Mr Cameron is seeking to forge an international consensus on handling the unrest as he hosts the leaders of the world's top industrialised nations in Lough Erne, Northern Ireland, from Monday.
Washington has upped the ante on Syria by vowing to send military aid to rebel forces battling to topple President Bashar al-Assad after saying it had proof that his regime had crossed a "red line" by using chemical weapons on a small scale.
Russia, which has given the Syrian regime military support and ignored months of pleas from the West to rein in Mr Assad, was dismissive of the United States' claims.
American officials will not reveal exactly what military support will go to the rebel Supreme Military Council, although by many estimates it will initially be assault rifles and ammunition.
Russian Foreign Minister Sergei Lavrov backed Mr Assad on Saturday, saying there was no need for the Syrian leader to use chemical weapons against the rebels because his forces were making steady advances on the ground anyway.
"What sense is there for the regime to use chemical arms - especially in such small amounts?" he asked.
The international community has long been divided over how to tackle the Syria conflict, which according to United Nations figures has cost at least 93,000 lives since March 2011.
Mr Cameron had to meet Mr Putin at the back entrance to Downing Street due to a large protest against the Turkish government blocking the main gates.
The President's plane arrived late at a military airbase in west London and was further held up by the protest.
Mr Putin and Mr Cameron shook hands and posed for photographs before heading inside.
Ahead of the talks, Mr Cameron said it was essential to assist the moderate Syrian rebels prepared to work with the West before Al-Qaeda-linked extremists gained the upper hand in the opposition.
"I want to help the Syrian opposition to succeed and my argument is this: Yes, there are elements of the Syrian opposition that are deeply unsavoury, that are very dangerous, very extremist, and I want nothing to do with them," he told Sky News television.
"But there are elements of the Syrian opposition who want to see a free, democratic, pluralistic Syria that respects the rights of minorities, including Christians, and we should be working with them."
Mr Cameron has not said whether he favours sending weapons to the rebels, but he believes the lifting in May of a European Union arms embargo was essential to put pressure on Mr Assad.
Mr Putin will follow his talks with Mr Cameron by meeting US President Barack Obama in Northern Ireland on Monday.
The fighting in Syria has taken on increasingly sectarian overtones, pitting a Sunni-led opposition against the Alawite-dominated regime.
US Secretary of State John Kerry, who is pushing for an international peace conference on Syria, warned on Saturday that the chances for a political settlement could be undermined by the regime's use of chemical weapons.
The G-8 summit is also likely to consider the impact of the election of moderate cleric Hassan Rohani as Iran's new president.
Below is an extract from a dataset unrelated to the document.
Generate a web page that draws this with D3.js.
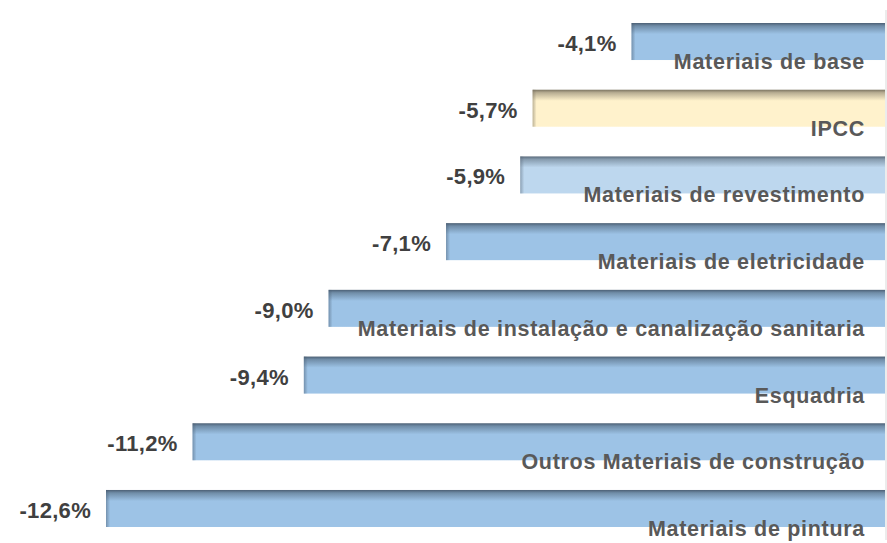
<!DOCTYPE html>
<html><head><meta charset="utf-8">
<script src="https://cdn.jsdelivr.net/npm/d3@7"></script>
<style>body{margin:0;background:#fff}svg{display:block}</style>
</head><body>
<svg id="c" width="887" height="543"></svg>
<script>
const categories = ["Materiais de base","IPCC","Materiais de revestimento","Materiais de eletricidade","Materiais de instalação e canalização sanitaria","Esquadria","Outros Materiais de construção","Materiais de pintura"];
const values = [-4.1,-5.7,-5.9,-7.1,-9.0,-9.4,-11.2,-12.6];
const valueLabels = ["-4,1%","-5,7%","-5,9%","-7,1%","-9,0%","-9,4%","-11,2%","-12,6%"];
const colorKeys = ["blue","ipcc","light","blue","blue","blue","blue","blue"];

const svg = d3.select("#c");
const x = d3.scaleLinear().domain([-12.6,0]).range([106,885]);
const y = d3.scaleBand().domain(categories).range([23,527]).paddingInner(0.445).paddingOuter(0);

const pal = {
  blue:{top:"#4c6075", base:"#9dc3e6"},
  ipcc:{top:"#7c7462", base:"#fff2cc"},
  light:{top:"#5b6b7c", base:"#bdd7ee"}
};
const defs = svg.append("defs");
Object.entries(pal).forEach(([k,c])=>{
  const g = defs.append("linearGradient").attr("id","g-"+k).attr("x1",0).attr("y1",0).attr("x2",0).attr("y2",1);
  g.append("stop").attr("offset","0%").attr("stop-color",c.top);
  g.append("stop").attr("offset","8%").attr("stop-color",d3.interpolateRgb(c.top,c.base)(0.45));
  g.append("stop").attr("offset","30%").attr("stop-color",c.base);
  g.append("stop").attr("offset","100%").attr("stop-color",c.base);
  const h = defs.append("linearGradient").attr("id","h-"+k).attr("x1",0).attr("y1",0).attr("x2",1).attr("y2",0);
  h.append("stop").attr("offset","0%").attr("stop-color",c.top).attr("stop-opacity",0.5);
  h.append("stop").attr("offset","100%").attr("stop-color",c.top).attr("stop-opacity",0);
});

const bh = y.bandwidth();
const rows = svg.selectAll("g.row").data(categories).join("g").attr("class","row");
rows.append("rect")
  .attr("x",(d,i)=>x(values[i])).attr("y",d=>y(d))
  .attr("width",(d,i)=>x(0)-x(values[i])).attr("height",bh)
  .attr("fill",(d,i)=>`url(#g-${colorKeys[i]})`);
rows.append("rect")
  .attr("x",(d,i)=>x(values[i])).attr("y",d=>y(d))
  .attr("width",4).attr("height",bh)
  .attr("fill",(d,i)=>`url(#h-${colorKeys[i]})`);

svg.append("line").attr("x1",886).attr("x2",886).attr("y1",10).attr("y2",540)
  .attr("stroke","#d9d9d9").attr("stroke-width",1);

const font = "'Liberation Sans', Arial, sans-serif";
rows.append("text")
  .attr("x",(d,i)=>x(values[i])-15).attr("y",d=>y(d)+28)
  .attr("text-anchor","end")
  .style("font-family",font).style("letter-spacing","0.3px")
  .style("font-weight","bold").style("font-size","22px").attr("fill","#404040")
  .text((d,i)=>valueLabels[i]);

rows.append("text")
  .attr("x",865).attr("y",d=>y(d)+46)
  .attr("text-anchor","end")
  .style("font-family",font).style("letter-spacing","0.7px")
  .style("font-weight","bold").style("font-size","21.5px").attr("fill","#595959")
  .text(d=>d);
</script>
</body></html>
Mr Putin urged him to forge closer ties with Moscow, while the US offered the prospect of direct engagement with Iran, but Israel called on world powers to keep up the pressure over the Islamic republic's nuclear drive.
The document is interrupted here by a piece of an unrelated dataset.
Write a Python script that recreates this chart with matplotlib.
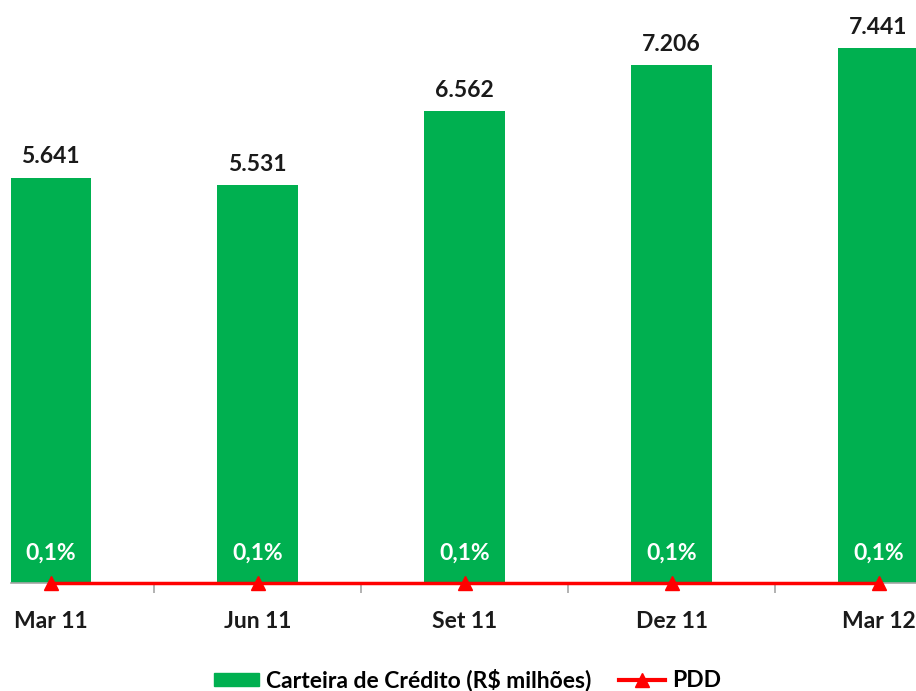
import matplotlib.pyplot as plt
from matplotlib.lines import Line2D
from matplotlib.patches import Patch

# dados
periodos = ['Mar 11', 'Jun 11', 'Set 11', 'Dez 11', 'Mar 12']
carteira = [5641, 5531, 6562, 7206, 7441]
pdd = [0.1, 0.1, 0.1, 0.1, 0.1]

VERDE = '#00B050'
VERMELHO = '#FF0000'
FS = 16.5
plt.rcParams['font.family'] = ['Lato', 'DejaVu Sans']

fig = plt.figure(figsize=(9.16, 6.91), dpi=100)
ax = fig.add_axes([11 / 916, 108 / 691, 905 / 916, 575 / 691])

x = list(range(len(periodos)))
ax.bar(x, carteira, width=0.39, color=VERDE, zorder=2)
ax.set_xlim(-0.191, 4.181)
ax.set_ylim(0, 8000)

for xi, v in zip(x, carteira):
    ax.text(xi, v + 200, f'{v:,}'.replace(',', '.'), ha='center', va='baseline',
            fontsize=FS, fontweight='bold', color='#1a1a1a')

for xi, p in zip(x, pdd):
    ax.text(xi, 420, f'{p:.1f}%'.replace('.', ','), ha='center', va='center',
            fontsize=FS, fontweight='bold', color='white', zorder=5)

# eixo
for s in ['top', 'right', 'left']:
    ax.spines[s].set_visible(False)
ax.spines['bottom'].set_color('#a6a6a6')
ax.spines['bottom'].set_linewidth(1.2)
ax.set_yticks([])
ax.set_xticks(x)
ax.set_xticklabels(periodos, fontsize=FS, fontweight='bold', color='#1a1a1a')
ax.tick_params(axis='x', which='major', length=0, pad=20)
ax.set_xticks([0.5, 1.5, 2.5, 3.5], minor=True)
ax.tick_params(axis='x', which='minor', length=7, width=1.2, color='#a6a6a6')

# PDD no eixo secundário
ax2 = ax.twinx()
ax2.set_ylim(0.07, 60)
ax2.plot(x, pdd, color=VERMELHO, lw=2.5, marker='^', markersize=10,
         clip_on=False, zorder=6)
ax2.axis('off')

handles = [Patch(color=VERDE),
           Line2D([0], [0], color=VERMELHO, lw=3, marker='^', markersize=10)]
fig.legend(handles, ['Carteira de Crédito (R$ milhões)', 'PDD'],
           loc='center', bbox_to_anchor=(0.51, 11 / 691), ncol=2, frameon=False,
           handlelength=2.0, handleheight=0.5, columnspacing=1.2,
           handletextpad=0.3, prop={'weight': 'bold', 'size': FS})

fig.savefig('out.png', dpi=100)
Iran is a key ally of Mr Assad, staunchly backing his embattled government.
The Syrian opposition accuses Iran of providing Damascus with weapons and encouraging Lebanon's Shi'ite Hizbollah militia, which relies on Teheran for support, to dispatch fighters to Syria.
Syrian Prime Minister Wael al-Halqi said Damascus would seek to expand its relations further with Teheran following Mr Rohani's victory.
Besides Syria, Mr Cameron wants the G-8 summit to produce new agreements on tax, trade and financial transparency.